A Índia terra natal está-lhe nos genes e nos gestos, mas ficou para trás há oito anos.
Para trás ficaram também os pais, tios e avós – 14 pessoas que partilham a mesma casa e sobrevivem da mesma loja em Basanti, Bengala Ocidental –, e o mundo que sempre conheceu, a partir do momento em que decidiu que o Mundo ia ser a sua casa. Somen Debnath tem 28 anos e só regressará à Índia – pelo menos, a julgar pelos seus planos – em 2020. Serão, no total e contas feitas, 16 anos e duzentos mil quilómetros de bicicleta, passando por 191 países do Planeta.
Já está a meio da jornada, acompanhado por uma bagagem de cinquenta quilos, entre tenda, saco-cama, roupa (pouca) e um álbum de fotografias onde vai semeando aqueles que conhece ao longo do caminho. Somen está agora em Portugal, o último dos países da Europa. Por cá tem tido dias calmos, junto da comunidade indiana de Odivelas onde encontrou abrigo e comida na mesa. “Sempre que chego a um novo país, a uma nova terra, encontro uma nova casa. Monto a minha tenda em templos indianos, em abrigos, faço couchsurfing [serviço de hospitalidade para viajantes com base na internet]. Quando não tenho solução, a minha tenda é a minha casa na estrada, é nela que durmo.”

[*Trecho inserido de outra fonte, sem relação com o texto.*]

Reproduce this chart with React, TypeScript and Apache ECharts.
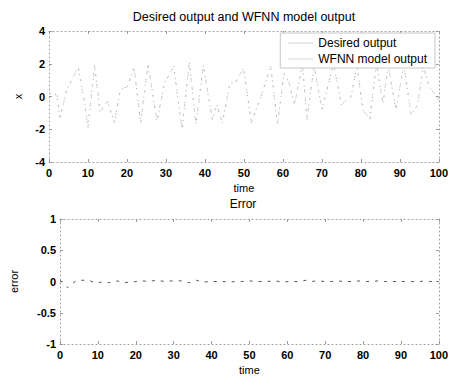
import React, { useEffect, useRef } from "react";
import * as echarts from "echarts";

const FONT = "'Liberation Sans', Arial, sans-serif";

const timePoints = [0, 2, 2.8, 4.5, 7.5, 9.2, 10, 11.7, 13.1, 15, 16.8, 18.3, 20.1, 21.8, 23.5, 25.4, 27.7, 29.6, 32, 34.1, 36, 37.7, 39.6, 41.9, 43, 44.5, 46.4, 48, 49.9, 51.9, 54.5, 56.9, 58.6, 60.3, 61.5, 63, 65, 66.2, 68, 70, 71.6, 73, 75, 77.5, 79, 80.5, 82.3, 84, 85.7, 87, 89, 91, 92.9, 94.6, 96, 97.5, 100];

const desiredOutput = [0.2, 0.1, -1.4, 0.4, 1.8, -0.5, -1.9, 1.9, -0.95, -0.3, -1.6, 0.4, 0.6, 1.8, -1.6, 2.0, -1.5, 0.8, 1.85, -2.0, 2.1, -1.7, 1.9, -1.4, -0.5, -1.6, 0.8, 0.9, 1.75, -1.6, 0.1, 1.85, -1.7, 1.4, 0.9, -0.5, 2.0, -1.4, 1.9, -0.8, 0.7, 2.0, -0.5, 0.0, 1.9, -0.8, -1.4, 2.0, -0.4, 1.9, -0.8, 1.9, -1.1, -0.5, 1.9, 0.6, -0.2];

const modelOutput = [0.18, 0.2, -1.35, 0.38, 1.78, -0.48, -1.88, 1.9, -0.93, -0.31, -1.58, 0.41, 0.6, 1.79, -1.6, 1.98, -1.5, 0.79, 1.84, -1.98, 2.08, -1.69, 1.9, -1.4, -0.5, -1.59, 0.8, 0.9, 1.74, -1.6, 0.1, 1.84, -1.69, 1.4, 0.9, -0.5, 1.98, -1.4, 1.89, -0.8, 0.7, 1.99, -0.5, 0.0, 1.89, -0.8, -1.4, 1.99, -0.4, 1.9, -0.8, 1.9, -1.1, -0.49, 1.89, 0.6, -0.2];

const errorValues = [0.02, -0.1, -0.05, 0.02, 0.02, -0.02, -0.02, 0, -0.02, 0.01, -0.02, -0.01, 0, 0.01, 0, 0.02, 0, 0.01, 0.01, -0.02, 0.02, -0.01, 0, 0, 0, -0.01, 0, 0, 0.01, 0, 0, 0.01, -0.01, 0, 0, 0, 0.02, 0, 0.01, 0, 0, 0.01, 0, 0, 0.01, 0, 0, 0.01, 0, 0, 0, 0, 0, -0.01, 0.01, 0, 0];

const seriesNames = ["Desired output", "WFNN model output"];
const titles = ["Desired output and WFNN model output", "Error"];
const axisNames = { x: "time", yTop: "x", yBottom: "error" };

const pair = (t: number[], v: number[]) => t.map((x, i) => [x, v[i]]);

const axisLineStyle = { color: "#9a9a9a", width: 1, type: [1, 3] as any };
const tickStyle = { show: true, inside: true, length: 3, lineStyle: { color: "#9a9a9a", width: 1 } };
const labelStyle = { color: "#000", fontSize: 11, fontWeight: "bold" as const, fontFamily: FONT };
const nameStyle = { color: "#000", fontSize: 11, fontFamily: FONT };

function xAxes(gridIndex: number) {
  return [
    {
      type: "value", gridIndex, min: 0, max: 100, interval: 10, position: "bottom",
      axisLine: { show: true, onZero: false, lineStyle: axisLineStyle },
      axisTick: tickStyle,
      axisLabel: { ...labelStyle, margin: 5 },
      splitLine: { show: false },
      name: axisNames.x, nameLocation: "middle", nameGap: 20, nameTextStyle: nameStyle,
    },
    {
      type: "value", gridIndex, min: 0, max: 100, interval: 10, position: "top",
      axisLine: { show: true, onZero: false, lineStyle: axisLineStyle },
      axisTick: tickStyle,
      axisLabel: { show: false },
      splitLine: { show: false },
    },
  ];
}

function yAxes(gridIndex: number, min: number, max: number, interval: number, name: string, nameGap: number) {
  return [
    {
      type: "value", gridIndex, min, max, interval, position: "left",
      axisLine: { show: true, onZero: false, lineStyle: axisLineStyle },
      axisTick: tickStyle,
      axisLabel: { ...labelStyle, margin: 4 },
      splitLine: { show: false },
      name, nameLocation: "middle", nameGap, nameTextStyle: nameStyle,
    },
    {
      type: "value", gridIndex, min, max, interval, position: "right",
      axisLine: { show: true, onZero: false, lineStyle: axisLineStyle },
      axisTick: tickStyle,
      axisLabel: { show: false },
      splitLine: { show: false },
    },
  ];
}

export default function App() {
  const ref = useRef<HTMLDivElement>(null);
  useEffect(() => {
    if (!ref.current) return;
    const chart = echarts.init(ref.current, null, { renderer: "svg" });
    chart.setOption({
      animation: false,
      backgroundColor: "#fff",
      textStyle: { fontFamily: FONT },
      title: [
        { text: titles[0], left: 244, top: 10, textAlign: "center", padding: 0, textStyle: { fontSize: 12.5, fontWeight: "normal", color: "#000", fontFamily: FONT } },
        { text: titles[1], left: 243, top: 198, textAlign: "center", padding: 0, textStyle: { fontSize: 12, fontWeight: "normal", color: "#000", fontFamily: FONT } },
      ],
      legend: {
        data: seriesNames,
        orient: "vertical",
        right: 16,
        top: 33,
        padding: [4, 8, 3, 8],
        itemGap: 4,
        itemWidth: 25,
        itemHeight: 14,
        icon: "path://M0,0 L25,0 L25,1 L0,1 Z",
        backgroundColor: "#fff",
        borderColor: "#c8c8c8",
        borderWidth: 1,
        textStyle: { fontSize: 12, color: "#000", fontFamily: FONT },
      },
      grid: [
        { left: 49, right: 8, top: 31, height: 131 },
        { left: 49, right: 8, top: 219, height: 128 },
      ],
      xAxis: [...xAxes(0), ...xAxes(1)],
      yAxis: [...yAxes(0, -4, 4, 2, axisNames.yTop, 26), ...yAxes(1, -1, 1, 0.5, axisNames.yBottom, 41)],
      series: [
        {
          name: seriesNames[0], type: "line", xAxisIndex: 0, yAxisIndex: 0,
          data: pair(timePoints, desiredOutput), symbol: "none",
          lineStyle: { color: "#a8a8a8", width: 1, type: [1, 5] },
          itemStyle: { color: "#d0d0d0" },
        },
        {
          name: seriesNames[1], type: "line", xAxisIndex: 0, yAxisIndex: 0,
          data: pair(timePoints, modelOutput), symbol: "none",
          lineStyle: { color: "#c2c2c2", width: 1, type: [2, 8] },
          itemStyle: { color: "#d8d8d8" },
        },
        {
          name: "error", type: "line", xAxisIndex: 2, yAxisIndex: 2,
          data: pair(timePoints, errorValues), symbol: "none",
          lineStyle: { color: "#555", width: 1, type: [3, 6] },
          itemStyle: { color: "#555" },
        },
      ],
    });
    return () => chart.dispose();
  }, []);
  return <div ref={ref} style={{ position: "fixed", left: 0, top: 0, width: 451, height: 376 }} />;
}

Quando também não tem sítio onde almoçar e jantar, abastece o estômago em “pequenos supermercados” que encontra pelo caminho. Por mês, Somen – formado em Zoologia no país onde nasceu – precisa de 200 euros para as despesas.
“Oitenta por cento do meu apoio financeiro vem da comunidade indiana, que criou um fundo para me ajudar. Criei um sistema que é a venda de quilómetros: quem quer viajar comigo ajuda-me com dinheiro. Por exemplo: cinquenta euros para cinquenta quilómetros. Quem adere são amigos, pessoas que me descobrem através da internet e que vou conhecendo nos sítios por onde vou passando.” Somen não tem patrocinadores para a viagem. Mas tem uma mensagem: “Falar sobre a sida”, lutar contra uma doença de que ouviu falar pela primeira vez “na adolescência, aos 14 anos, quando morreu um homem perto da aldeia onde vivia”.
“Em Portugal, espero conseguir falar nas escolas e universidades sobre o VIH, como tenho conseguido nos outros países, quando o ano lectivo arrancar. Tenho uma carta da embaixada e basta que me abram as portas.” Vontade ele tem. Também de cativar aqueles com quem se cruza para o ajudarem a divulgar a aldeia global que quer erguer do zero na Índia.
“Quero construir o Mundo no meu país, receber todos quantos quiserem juntar-se a mim, de todas as crenças e religiões. De cada país onde passo levarei um bocadinho de terra, para colocar um dia nessa aldeia, num jardim global.” Aí, haverá também um orfanato, um lar de idosos, uma escola, uma quinta, prática de ioga e ainda um hospital para doentes de sida. “Sessenta por cento dos quilómetros que vendo são para essa aldeia que vai nascer em 2020; 40% para me manter na estrada. Os 20 milhões de pessoas que conhecerei vão ter uma aldeia na Índia para visitar e viver em comunidade.”
“Fui assaltado seis vezes, espancado oito, dormi com animais selvagens no meio da natureza. As histórias são muitas.” Na Alemanha, roubaram-lhe a bicicleta, o seu meio de transporte (“só vou de barco ou avião quando não há comunicação por terra”). No Bangladesh, conheceu a pessoa que até aqui mais um inspirou: “Um idoso que prova que para ser feliz não é preciso ser rico.” No Afeganistão, em 2009, foi raptado por talibãs e mantido em cativeiro durante 24 dias. “Limpava-lhes a casa e as armas, mas não podia comer a comida deles. Pedi-lhes para me darem a oportunidade de cozinhar comida da minha terra para provarem e perceberam que a minha missão não os punha em causa.”
Já em Lisboa, marcou-o visitar o túmulo de Vasco da Gama, figura histórica que une Portugal à Índia. Por agora está no Sul do País, e daqui a uma semana começará outro capítulo. Desta vez em África, onde ficará até 2015, de Marrocos ao Gana.